Note To Our Readers
Engaging in Conservation
A conservation lifestyle means more than enjoying Missouri’s outstanding natural resources. Being a conservationist means striving to increase knowledge, understanding the conservation issues those important local, statewide, and national issues. Past Missourians have laid a great foundation for us to stand on and build a brighter conservation future. It’s our challenge and duty not to tarnish but to build upon that great conservation legacy.
How do we engage? As some of my friends say, “Let’s give back to the resource.” Start with your daily support through your words and actions. Speak about conservation and its benefits to others who haven’t had the opportunity to learn about the outdoors. Be an ethical outdoors person who abides by sporting rules and regulations and mentors the next generation of conservationists.
Be proactive with your time and resources.
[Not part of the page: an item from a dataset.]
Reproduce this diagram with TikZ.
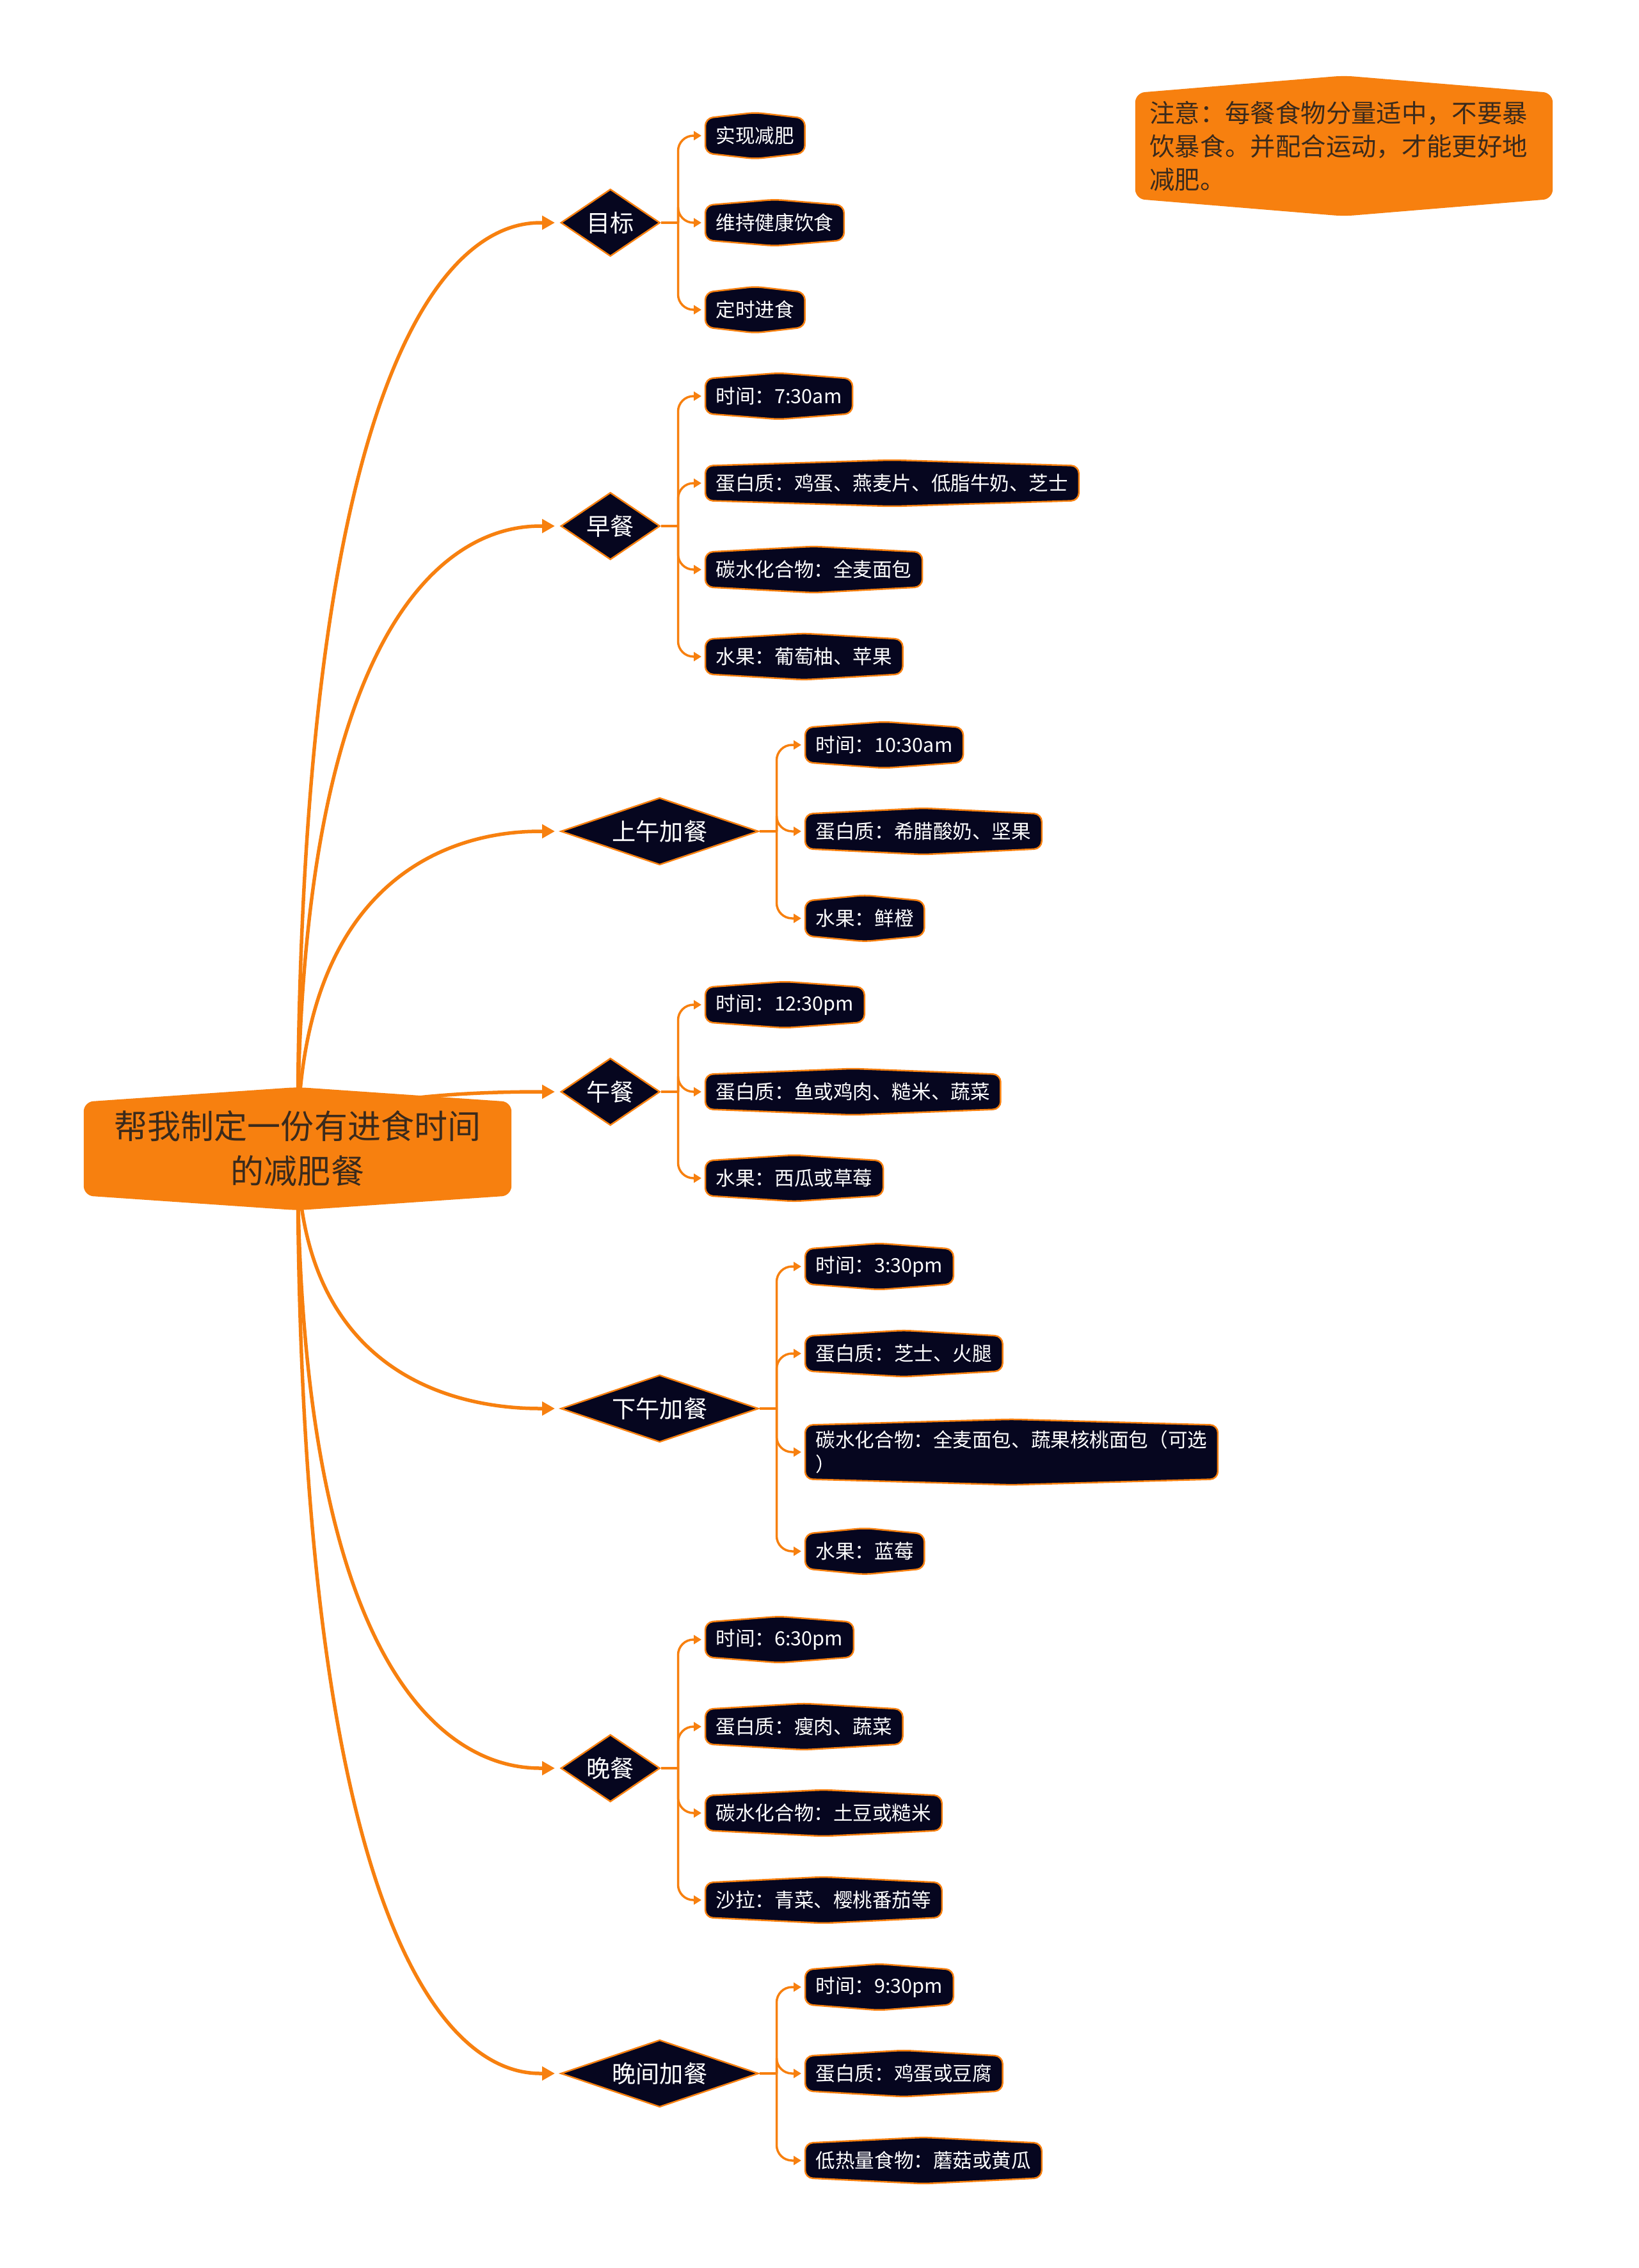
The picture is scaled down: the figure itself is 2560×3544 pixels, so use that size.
\documentclass[tikz,border=0pt]{standalone}
\usepackage{fontspec}
\setmainfont{Noto Sans CJK SC}
\usetikzlibrary{shapes.geometric, arrows.meta, calc, backgrounds}
\definecolor{mmorange}{HTML}{F7800F}
\definecolor{mmnavy}{HTML}{06061F}
\definecolor{mmbrown}{HTML}{3A2A1C}
% box with a shallow peak on top and bottom
\newcommand{\bowbox}[3]{%
  \path[#3] ([yshift=#2]#1.north) -- (#1.north east) -- (#1.south east)
    -- ([yshift=-#2]#1.south) -- (#1.south west) -- (#1.north west) -- cycle;}
\newcommand{\rootlink}[1]{%
  \coordinate (k) at (root.center |- #1.west);
  \draw[rootedge] (root.center) .. controls (k) and ($(k)!0.8!(#1.west)$) .. (#1.west);}

\begin{document}
\begin{tikzpicture}[x=0.1mm, y=-0.1mm,
    root/.style={align=center, text=mmbrown, font=\fontsize{14.8pt}{19.9pt}\selectfont,
                 minimum width=66.7mm, minimum height=14.5mm, inner sep=0pt},
    note/.style={align=left, text=mmbrown, font=\fontsize{11.2pt}{14.8pt}\selectfont,
                 text width=60.7mm, inner xsep=2.2mm, minimum height=14mm},
    dia/.style={diamond, aspect=2.2, inner sep=0pt, fill=mmnavy, draw=mmorange,
                line width=0.25mm, text=white, font=\fontsize{10.6pt}{12pt}\selectfont,
                minimum width=15.5mm, minimum height=10.5mm, anchor=west},
    wdia/.style={dia, minimum width=30.9mm},
    leaf/.style={text=white, font=\fontsize{8.7pt}{10.8pt}\selectfont, align=left,
                 inner xsep=1.6mm, inner ysep=0.8mm, minimum height=5.3mm, anchor=west},
    bowleaf/.style={fill=mmnavy, draw=mmorange, line width=0.25mm, rounded corners=1.2mm},
    bowroot/.style={fill=mmorange, rounded corners=1.5mm},
    rootedge/.style={draw=mmorange, line width=0.55mm,
                     -{Triangle[length=2mm,width=2.1mm]}, shorten >=0.8mm},
    stub/.style={draw=mmorange, line width=0.35mm},
    branchedge/.style={stub, rounded corners=2.4mm,
                       -{Triangle[length=1.2mm,width=1.4mm]}, shorten >=0.6mm}]

    \useasboundingbox (0,0) rectangle (2560,3544);

    % --- Centre and note ---
    \node[root] (root) at (465,1795) {帮我制定一份有进食时间\\的减肥餐};
    \node[note] (note) at (2100,228)
      {注意：每餐食物分量适中，不要暴\\饮暴食。并配合运动，才能更好地\\减肥。};

    % --- Meals ---
    \node[dia]  (goal)    at (875,348)  {目标};
    \node[dia]  (bfast)   at (875,822)  {早餐};
    \node[wdia] (amsnack) at (875,1299) {上午加餐};
    \node[dia]  (lunch)   at (875,1706) {午餐};
    \node[wdia] (pmsnack) at (875,2201) {下午加餐};
    \node[dia]  (dinner)  at (875,2763) {晚餐};
    \node[wdia] (night)   at (875,3240) {晚间加餐};

    % --- Items ---
    \node[leaf] (g1) at (1102,212) {实现减肥};
    \node[leaf] (g2) at (1102,348) {维持健康饮食};
    \node[leaf] (g3) at (1102,484) {定时进食};

    \node[leaf] (b1) at (1102,619)  {时间：7:30am};
    \node[leaf] (b2) at (1102,755)  {蛋白质：鸡蛋、燕麦片、低脂牛奶、芝士};
    \node[leaf] (b3) at (1102,890)  {碳水化合物：全麦面包};
    \node[leaf] (b4) at (1102,1026) {水果：葡萄柚、苹果};

    \node[leaf] (a1) at (1258,1164) {时间：10:30am};
    \node[leaf] (a2) at (1258,1299) {蛋白质：希腊酸奶、坚果};
    \node[leaf] (a3) at (1258,1435) {水果：鲜橙};

    \node[leaf] (l1) at (1102,1570) {时间：12:30pm};
    \node[leaf] (l2) at (1102,1706) {蛋白质：鱼或鸡肉、糙米、蔬菜};
    \node[leaf] (l3) at (1102,1841) {水果：西瓜或草莓};

    \node[leaf] (p1) at (1258,1979) {时间：3:30pm};
    \node[leaf] (p2) at (1258,2115) {蛋白质：芝士、火腿};
    \node[leaf] (p3) at (1258,2269) {碳水化合物：全麦面包、蔬果核桃面包（可选\\）};
    \node[leaf] (p4) at (1258,2424) {水果：蓝莓};

    \node[leaf] (d1) at (1102,2562) {时间：6:30pm};
    \node[leaf] (d2) at (1102,2698) {蛋白质：瘦肉、蔬菜};
    \node[leaf] (d3) at (1102,2833) {碳水化合物：土豆或糙米};
    \node[leaf] (d4) at (1102,2969) {沙拉：青菜、樱桃番茄等};

    \node[leaf] (n1) at (1258,3105) {时间：9:30pm};
    \node[leaf] (n2) at (1258,3240) {蛋白质：鸡蛋或豆腐};
    \node[leaf] (n3) at (1258,3376) {低热量食物：蘑菇或黄瓜};

    \begin{scope}[on background layer]
      \fill[white] (0,0) rectangle (2560,3544);

      % --- Edges ---
      \foreach \m in {goal,bfast,amsnack,lunch,pmsnack,dinner,night} {
        \rootlink{\m}
        \coordinate (\m T) at ($(\m.east)+(2.7mm,0)$);
        \draw[stub] (\m.east) -- (\m T);
      }
      \foreach \c in {g1,g2,g3} {\draw[branchedge] (goalT) |- (\c.west);}
      \foreach \c in {b1,b2,b3,b4} {\draw[branchedge] (bfastT) |- (\c.west);}
      \foreach \c in {a1,a2,a3} {\draw[branchedge] (amsnackT) |- (\c.west);}
      \foreach \c in {l1,l2,l3} {\draw[branchedge] (lunchT) |- (\c.west);}
      \foreach \c in {p1,p2,p3,p4} {\draw[branchedge] (pmsnackT) |- (\c.west);}
      \foreach \c in {d1,d2,d3,d4} {\draw[branchedge] (dinnerT) |- (\c.west);}
      \foreach \c in {n1,n2,n3} {\draw[branchedge] (nightT) |- (\c.west);}

      % --- Box outlines ---
      \bowbox{root}{2.3mm}{bowroot}
      \bowbox{note}{2.7mm}{bowroot}
      \foreach \c in {g1,g2,g3,b1,b2,b3,b4,a1,a2,a3,l1,l2,l3,p1,p2,p3,p4,d1,d2,d3,d4,n1,n2,n3} {
        \bowbox{\c}{0.9mm}{bowleaf}
      }
    \end{scope}
  \end{tikzpicture}
\end{document}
Get involved at the local level with conservation-related organizations and groups. Being an active member who shares your time and resources with these organizations will help grow conservation programs within the state.
Have a passion and a cause. If fishing is important to you, then clean, healthy waters are a must! If waterfowl is your passion, then Missouri wetlands, breeding areas, and wintering areas must be protected for the myriad of wetland species! If hiking is your passion, then healthy forests and streams must be protected to provide future generations the same opportunity! For every outdoor passion, there’s an avenue to improve conservation and to conserve resources for future generations.
Be informed and proactive with your knowledge and comments. In a recent national survey, 2.5 million hunters, anglers, and wildlife watchers spent almost 35 million days enjoying Missouri’s natural resources. Those same outdoor enthusiasts spend more than $2.5 billion annually enjoying Missouri’s outdoors.
Outdoor opportunities abound in late winter — get outdoors. Missouri’s winter trout fishing, early crappie fishing, and the trout park opener on March 1 can jump-start the fishing season. Eagle watching opportunities still exist along Missouri’s waterways and new outdoor photography opportunities unfold daily. Now is a great time for a winter float or hiking one of Missouri’s conservation areas such as Pickle Springs. Take your family on a winter walk as highlighted in this issue.
Looking for hands-on opportunities to improve conservation? Get involved with volunteer groups. Volunteering with the Department through the Master Naturalist program, nature centers, Stream Teams, or the Hunter Education program builds future conservationists. The Department works with many volunteer groups who promote the outdoors. Helping out at a youth clinic, a women’s outdoor program, or at an elderly or a disabled conservation event helps promotes conservation to many outstanding Missourians.
As 2014 continues to unfold, ask yourself, “What have I done to promote conservation? What can I do this year?” I encourage each of you to take action, pledge your time, and work ardently to conserve fish, forest, and wildlife resources for future generations. Let’s leave Missouri’s waters cleaner, Missouri’s forests healthier, and Missouri’s fish and wildlife more abundant for our children, grandchildren, and future Missourians.